A paisagem urbana preservada, ou revitalizada, é parte da qualidade de vida nas cidades. É por isso que, ao pensar em ampliar as soluções de transporte urbano, Curitiba construiu o metrô aproveitando canaletas criadas para as vias segregadas. Escavando apenas sete metros e sem necessidade de desapropriar imóveis, os custos das obras caíram, além de o impacto ambiental ser menor.

Complexo Tietê

No caso de São Paulo, com um programa complexo como a despoluição do rio Tietê, um dos grandes desafios, em nossa opinião, é fazer com que a população se aproxime dos espaços cortados pelo rio. Como fazer isso em áreas adensadas ao longo das marginais Pinheiros e Tietê? Essa, certamente, é uma questão relevante. Pois entendemos que a cidade precisa de humanização, e os rios têm papel fundamental nesse processo.

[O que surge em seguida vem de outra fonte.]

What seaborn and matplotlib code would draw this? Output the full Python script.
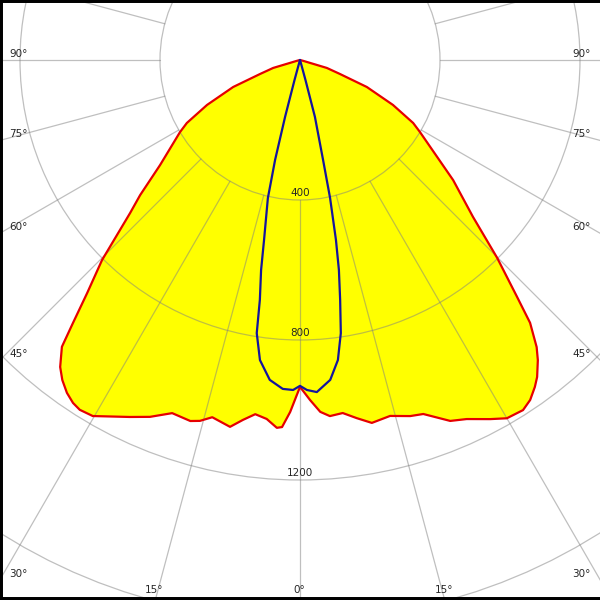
import numpy as np
import pandas as pd
import seaborn as sns
import matplotlib
matplotlib.use('Agg')
import matplotlib.pyplot as plt
from matplotlib.patches import Circle

# luminous intensity (cd) vs gamma angle, left half negative
red_angle = [-90, -80, -75, -73.5, -70.7, -68.0, -64.2, -60.9, -59.0, -53.1, -49.8,
             -48.0, -44.7, -42.4, -40.8, -39.7, -38.0, -36.6, -35.0, -33.5, -32.2,
             -30.2, -25.5, -22.8, -19.9, -16.9, -15.5, -13.8, -10.8, -9.0, -7.2,
             -5.3, -3.6, -2.8, -1.6, 0,
             1.7, 3.3, 4.8, 6.9, 9.0, 11.2, 14.2, 17.2, 19.2, 22.6, 24.9, 27.9,
             30.0, 32.5, 34.1, 35.7, 36.8, 38.4, 39.5, 41.2, 42.5, 44.9, 47.8,
             51.9, 59.0, 60.9, 64.2, 68.0, 70.7, 73.5, 75, 80, 90]
red_cd = [0, 0, 10, 80, 121, 206, 295, 370, 400, 500, 598,
          653, 804, 902, 993, 1065, 1113, 1139, 1161, 1175, 1181,
          1177, 1130, 1106, 1073, 1078, 1070, 1051, 1067, 1041, 1020,
          1030, 1053, 1050, 1006, 934,
          972, 1007, 1021, 1016, 1036, 1057, 1049, 1065, 1071, 1117, 1131, 1161,
          1182, 1186, 1173, 1150, 1131, 1094, 1063, 998, 918, 798, 667,
          556, 400, 370, 295, 206, 121, 80, 10, 0, 0]

blue_angle = [-90, -20, -16, -15.3, -14.7, -14.0, -13.1, -11.3, -10.5, -9.5, -9.0,
              -7.6, -5.4, -3.0, -1.2, 0, 1.2, 2.9, 5.4, 7.2, 8.5, 9.5, 10.5,
              11.3, 12.3, 13.0, 14.7, 15.3, 16, 20, 90]
blue_cd = [0, 0, 10, 60, 168, 294, 405, 524, 610, 695, 790,
           865, 918, 941, 943, 931, 943, 950, 918, 864, 789, 695, 610,
           524, 403, 293, 168, 60, 10, 0, 0]

ring_values = [400, 800, 1200, 1600]
ring_labels = ['400', '800', '1200']
spoke_angles = list(range(-180, 180, 15))
labelled_angles = list(range(-90, 91, 15))

PX_PER_CD = 0.35
W, H = 600, 600
CX, CY = 300, 60


def to_xy(angle, cd):
    a = np.radians(np.asarray(angle, dtype=float))
    r = np.asarray(cd, dtype=float)
    return r * np.sin(a), -r * np.cos(a)


rx, ry = to_xy(red_angle, red_cd)
bx, by = to_xy(blue_angle, blue_cd)
df_red = pd.DataFrame({'x': rx, 'y': ry})
df_blue = pd.DataFrame({'x': bx, 'y': by})

sns.set_style('white')
plt.rcParams['font.family'] = ['DejaVu Sans']

fig = plt.figure(figsize=(6, 6), dpi=100)
ax = fig.add_axes([0, 0, 1, 1])
xmin, xmax = -CX / PX_PER_CD, (W - CX) / PX_PER_CD
ymin, ymax = -(H - CY) / PX_PER_CD, CY / PX_PER_CD
ax.set_xlim(xmin, xmax)
ax.set_ylim(ymin, ymax)
ax.set_aspect('equal')
ax.set_xticks([])
ax.set_yticks([])

ax.fill(df_red['x'], df_red['y'], color='#ffff00', zorder=1, lw=0)

grid_kw = dict(color='#808080', alpha=0.5, lw=0.9, zorder=2)
for rv in ring_values:
    ax.add_patch(Circle((0, 0), rv, fill=False, **grid_kw))
for a in spoke_angles:
    sx, sy = to_xy([a, a], [ring_values[0], 2500])
    ax.plot(sx, sy, **grid_kw)

sns.lineplot(data=df_red, x='x', y='y', sort=False, estimator=None,
             color='#e60000', lw=1.6, ax=ax, zorder=3)
sns.lineplot(data=df_blue, x='x', y='y', sort=False, estimator=None,
             color='#14149e', lw=1.6, ax=ax, zorder=4)
for line in ax.lines[-2:]:
    line.set_solid_joinstyle('round')
ax.set_xlabel('')
ax.set_ylabel('')

for rv, lab in zip(ring_values, ring_labels):
    ax.annotate(lab, (0, -rv), xytext=(0, 4), textcoords='offset pixels',
                ha='center', va='baseline', fontsize=7.5, zorder=5)

# angle labels where the spokes meet the frame
for a in labelled_angles:
    dx, dy = np.sin(np.radians(a)), -np.cos(np.radians(a))
    hits = []
    if dx < 0:
        hits.append((xmin / dx, 'left'))
    if dx > 0:
        hits.append((xmax / dx, 'right'))
    if dy < 0:
        hits.append((ymin / dy, 'bottom'))
    t, side = min(hits)
    px, py = t * dx, t * dy
    text = f'{abs(a)}°'
    if side == 'left':
        ax.annotate(text, (px, py), xytext=(9, 1), textcoords='offset pixels',
                    ha='left', va='bottom', fontsize=7.5)
    elif side == 'right':
        ax.annotate(text, (px, py), xytext=(-9, 1), textcoords='offset pixels',
                    ha='right', va='bottom', fontsize=7.5)
    else:
        ax.annotate(text, (px, py), xytext=(-1, 7), textcoords='offset pixels',
                    ha='center', va='baseline', fontsize=7.5)

for side in ['top', 'left', 'bottom']:
    ax.spines[side].set_visible(True)
    ax.spines[side].set_color('black')
    ax.spines[side].set_linewidth(4.3)
ax.spines['right'].set_visible(False)

fig.savefig('out.png', dpi=100)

Já o professor Mário Thadeu Leme de Barros, da Universidade de São Paulo (USP), afirma: “Ainda temos grandes problemas sociais a resolver, o que torna complexos projetos de grande porte como é o caso da despoluição do Tietê”.

Alcançar 100% de coleta e de tratamento de esgoto lançado no rio Tietê é um desafio para mais dez anos, segundo os técnicos.

Os recursos já aplicados seriam suficientes para, no período de 2009 a 2015, coletar 90% e tratar 80% do esgoto doméstico produzido na região metropolitana de São Paulo, onde se concentram 20 milhões de habitantes. Alguns técnicos consideram que o projeto em São Paulo alcançou resultados positivos. E destacam que, entre 1991 e 1992, a mancha crítica de poluição causada pelo lançamento de esgoto sem tratamento no Tietê chegava a Barra Bonita, a cerca de 300 km da capital.

Hoje ela foi reduzida a 160 km e alcança os municípios de Pirapora e Salto. Ainda é um absurdo, mas acreditamos que cientificamente o Tietê não tem piorado, mas poderia estar muito melhor considerando o volume de recursos financeiros destinados ao “Projeto Tietê”. Esse é o tipo de iniciativa que tem resultado a longo prazo. A recuperação do Tâmisa [rio que corta Londres], por exemplo, levou mais de 100 anos. No Oriente, apesar de menos complexo, o problema foi solucionado rapidamente. É torcer para que ele inspire as tomadas de decisões por aqui.